ERISA-Ninth Circuit Holds That An SPD Cannot Grant A Plan Administrator Discretionary Authority, To Justify An Abuse Of Discretion Review, When The Plan Itself Does Not Grant Such Authority

In Prichard v. Metropolitan Life Insurance Company, No. 12-17355 (9th Cir. 2015), Matthew Prichard appeals from the district court’s judgment affirming Metropolitan Life Insurance Company’s (“MetLife”) decision, as plan administrator, to deny him long-term disability benefits under the long- term disability plan of his employer, IBM (the “Plan”). The district court had reviewed MetLife’s decision to deny the benefits for abuse of discretion. The Ninth Circuit Court of Appeals (the “Court”) ruled that the district court should have reviewed MetLife’s decision de novo, and not for an abuse of discretion. Therefore, the Court vacated the district court’s judgment, and remanded the case back to the district court to review MetLife’s denial of benefits de novo.

In analyzing the case, the Court said that the district court must review a plan administrator’s denial of benefits de novo, unless the benefit plan gives the administrator fiduciary discretionary authority to determine eligibility for benefits. Here, it is undisputed that the only document in the record that confers discretionary authority upon MetLife is the Plan’s summary plan description (the “SPD”). Prichard argues that after the Supreme Court’s decision in Amara, a grant of discretion located only within an SPD (as opposed to a formal plan document) is insufficient to warrant discretionary review. However, MetLife argues that Prichard misapprehends the scope of the Plan. According to MetLife, the SPD is the Plan (i.e., it is the only formal Plan document), and therefore the SPD’s terms warrant discretionary review.
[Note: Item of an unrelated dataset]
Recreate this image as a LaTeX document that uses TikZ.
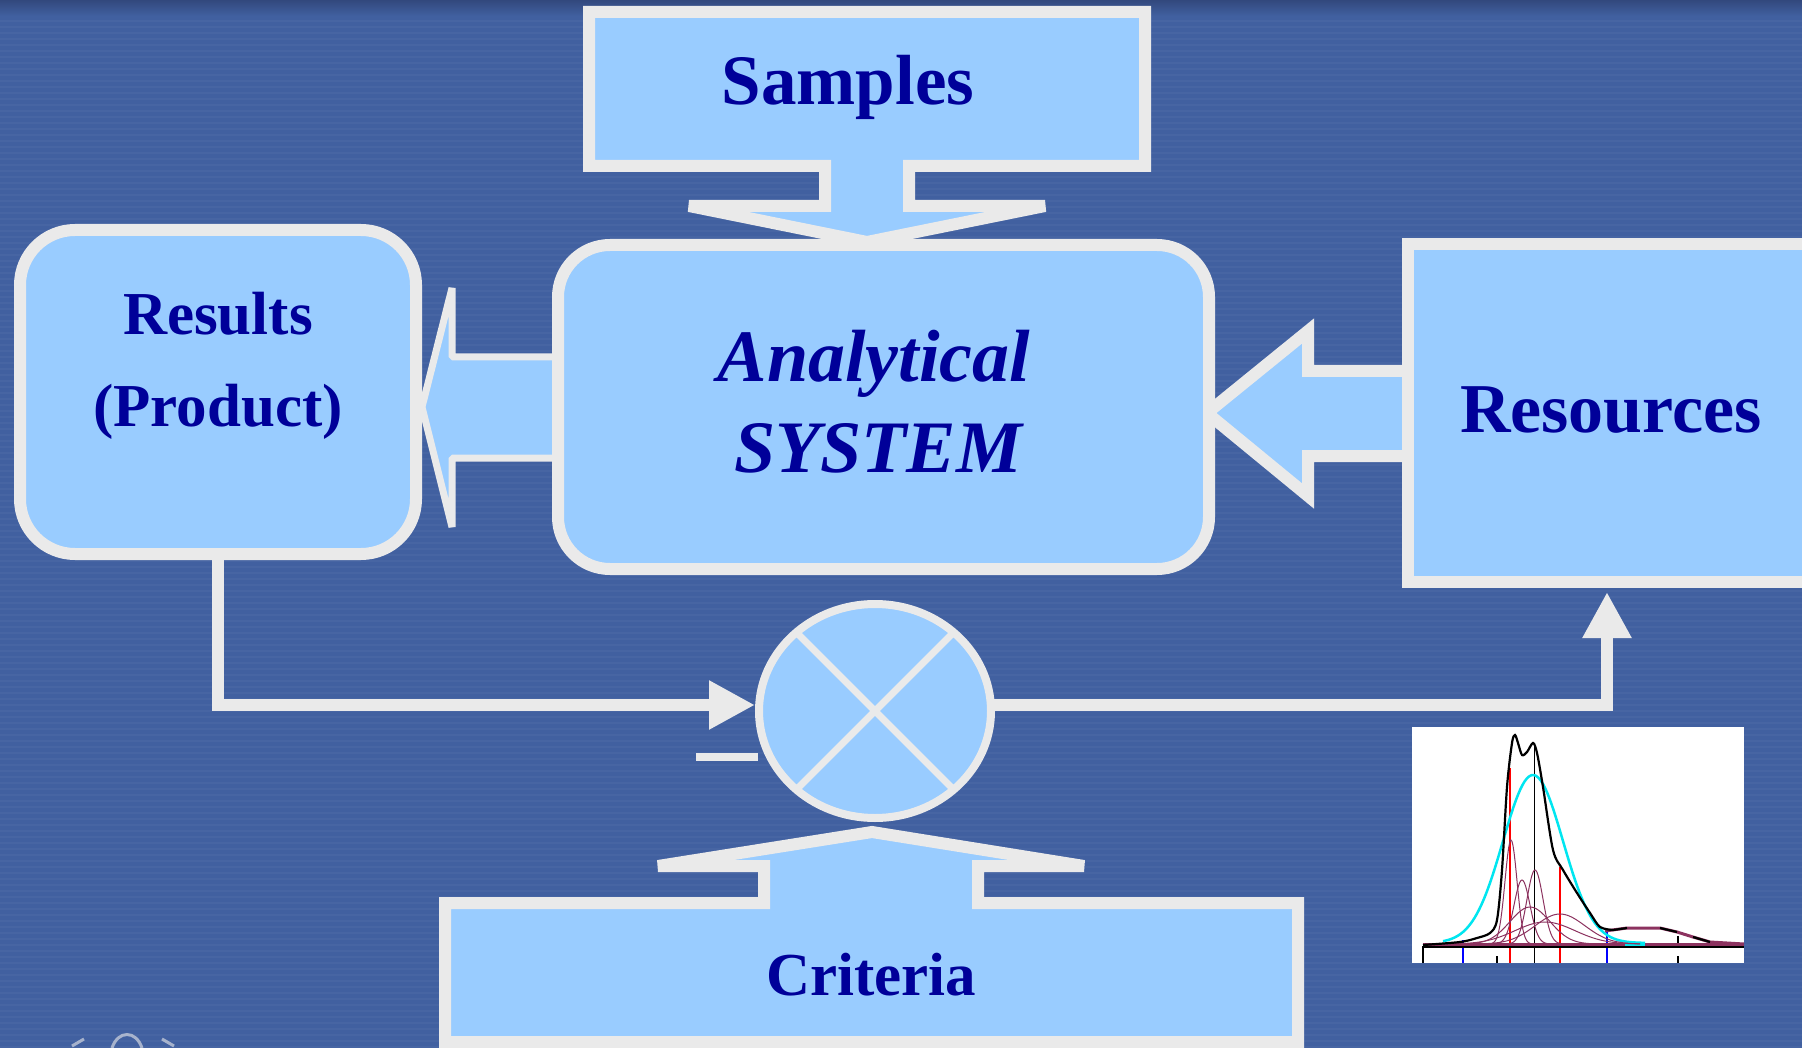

In this case, noted the Court, the Plan has a separate document, in the form of an insurance certificate which contains the terms of the Plan, so the Plan and the SPD are not one and the same. The Plan document does not grant discretion to the plan administrator. The Court said that, although the SPD in this case does indicate that MetLife has discretionary authority, the Supreme Court has made clear in Amara that statements made in SPDs do not themselves constitute the terms of the plan. Because the official insurance certificate contains no discretion-granting terms, the Court held, consistent with Amara, that the SPD’s grant of discretion constitutes an additional term of the Plan and therefore cannot be applied. Consequently, the Court concluded that the district court erred in applying the abuse of discretion standard of review.